My current conundrum is drawing a heavy theoretical line between creating value by doing good and monetization. That is, the activities I described above as "Better" all create value for people and societies. The best for-profit companies are the ones that create the most value. So, why has the focus on doing good been primarily that of the not-for-profit sector?

Have to start somewhere

I've been staring at this blank blog template for weeks, ever since my friend Brad Burnham told me to stop pestering him with my crazy theories and start blogging about them. That's what the internet is for, isn't it? Peppering the world with your crazy theories?

Procrastination set in.

Then I saw the Hal Varian interview in the Journal. Key quote: "marketing is the new finance." Now that marketers have started to accumulate a vast amount of data, someone needs to make sense of it. More importantly, someone needs to systematize a way of making sense of it.

This isn't a new problem. I remember talking to an exec at Accrue back in '97, he told me the primary feedback he got on the product was that there was too much data for the customer to make sense of. Actually, the problem wasn't even close to new then, either.

The flip side of the coin: the primary cliche of the advertising industry goes back to department store pioneer John Wanamaker: "I know I waste half the money I spend on advertising. The problem is, I don't know which half." More than a hundred years and some $20 trillion (I'm guessing here) of marketing spend later, this is still true, as far as anyone knows. Why is it true? Why is the marketing department the only place in the corporation that doesn't have an automated quantify, report and improve system?

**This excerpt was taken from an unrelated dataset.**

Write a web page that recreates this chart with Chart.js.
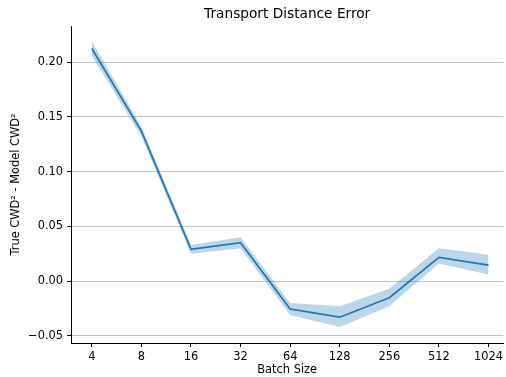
<!DOCTYPE html>
<html>
<head>
    <title>Transport Distance Error</title>
    <script src="https://cdn.jsdelivr.net/npm/chart.js"></script>
    <style>
        html, body { margin: 0; padding: 0; background: #fff; }
        #wrap { width: 506px; height: 377px; }
    </style>
</head>
<body>
    <div id="wrap"><canvas id="chart"></canvas></div>
    <script>
        // Data
        var batchSizes = ['4', '8', '16', '32', '64', '128', '256', '512', '1024'];
        var meanError = [0.2125, 0.137, 0.029, 0.035, -0.0256, -0.033, -0.0152, 0.0216, 0.0146];
        var upperError = [0.219, 0.141, 0.033, 0.040, -0.020, -0.023, -0.007, 0.030, 0.024];
        var lowerError = [0.206, 0.132, 0.025, 0.030, -0.031, -0.042, -0.023, 0.016, 0.006];
        var yTicks = [-0.05, 0, 0.05, 0.10, 0.15, 0.20];
        var chartTitle = 'Transport Distance Error';

        var font = "'DejaVu Sans', sans-serif";
        Chart.defaults.font.family = font;
        Chart.defaults.color = '#000';

        function toPoints(arr) {
            return arr.map(function (v, i) { return { x: i, y: v }; });
        }

        // title centred over the plot area, like matplotlib does
        var axesTitle = {
            id: 'axesTitle',
            afterDraw: function (chart) {
                var c = chart.ctx, a = chart.chartArea;
                c.save();
                c.font = '13.7px ' + font;
                c.fillStyle = '#000';
                c.textAlign = 'center';
                c.textBaseline = 'middle';
                c.fillText(chartTitle, (a.left + a.right) / 2, 14);
                c.restore();
            }
        };

        var ctx = document.getElementById('chart').getContext('2d');
        var chart = new Chart(ctx, {
            type: 'line',
            data: {
                datasets: [{
                    label: 'upper',
                    data: toPoints(upperError),
                    borderWidth: 0,
                    pointRadius: 0,
                    fill: false,
                    tension: 0
                }, {
                    label: 'lower',
                    data: toPoints(lowerError),
                    borderWidth: 0,
                    pointRadius: 0,
                    backgroundColor: 'rgba(31, 119, 180, 0.3)',
                    fill: '-1',
                    tension: 0
                }, {
                    label: 'mean',
                    data: toPoints(meanError),
                    borderColor: '#1f77b4',
                    borderWidth: 1.7,
                    pointRadius: 0,
                    fill: false,
                    tension: 0
                }]
            },
            plugins: [axesTitle],
            options: {
                responsive: true,
                maintainAspectRatio: false,
                animation: false,
                layout: { padding: { left: 0, right: 1, top: 26, bottom: 0 } },
                plugins: {
                    legend: { display: false },
                    tooltip: { enabled: false },
                    title: { display: false }
                },
                scales: {
                    x: {
                        type: 'linear',
                        min: -0.42,
                        max: 8.3,
                        afterBuildTicks: function (scale) {
                            scale.ticks = batchSizes.map(function (_, i) { return { value: i }; });
                        },
                        afterFit: function (scale) { scale.height = 34; },
                        ticks: {
                            autoSkip: false,
                            maxRotation: 0,
                            padding: 3,
                            font: { size: 11.4 },
                            callback: function (v) { return batchSizes[v]; }
                        },
                        grid: {
                            drawOnChartArea: false,
                            drawTicks: true,
                            tickLength: 4,
                            tickColor: '#000'
                        },
                        border: { display: true, color: '#000', width: 1 },
                        title: {
                            display: true,
                            text: 'Batch Size',
                            font: { size: 11.4 },
                            padding: { top: 0, bottom: 0 }
                        }
                    },
                    y: {
                        min: -0.0566,
                        max: 0.233,
                        afterBuildTicks: function (scale) {
                            scale.ticks = yTicks.map(function (v) { return { value: v }; });
                        },
                        afterFit: function (scale) { scale.width = 71; },
                        ticks: {
                            padding: 4,
                            font: { size: 11.4 },
                            callback: function (v) {
                                var s = Math.abs(v).toFixed(2);
                                return v < 0 ? '\u2212' + s : s;
                            }
                        },
                        grid: {
                            color: '#c4c4c4',
                            lineWidth: 1,
                            drawTicks: true,
                            tickLength: 4,
                            tickColor: '#000'
                        },
                        border: { display: true, color: '#000', width: 1 },
                        title: {
                            display: true,
                            text: 'True CWD\u00b2 - Model CWD\u00b2',
                            font: { size: 11.4 },
                            padding: { top: 9, bottom: 0 }
                        }
                    }
                }
            }
        });
    </script>
</body>
</html>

And, more to the point, if half of the $600 billion or so spent on marketing every year is wasted, the companies that can eliminate that waste can earn some piece of the savings.

This, generally, is what I'm going to write about. I don't believe that marketing twenty years from now will resemble today's marketing at all, not even a little bit. With the disclaimer that (i) I sincerely dislike most of today's marketing, and (ii) I'm an optimist, I want to talk about what I think it will look like.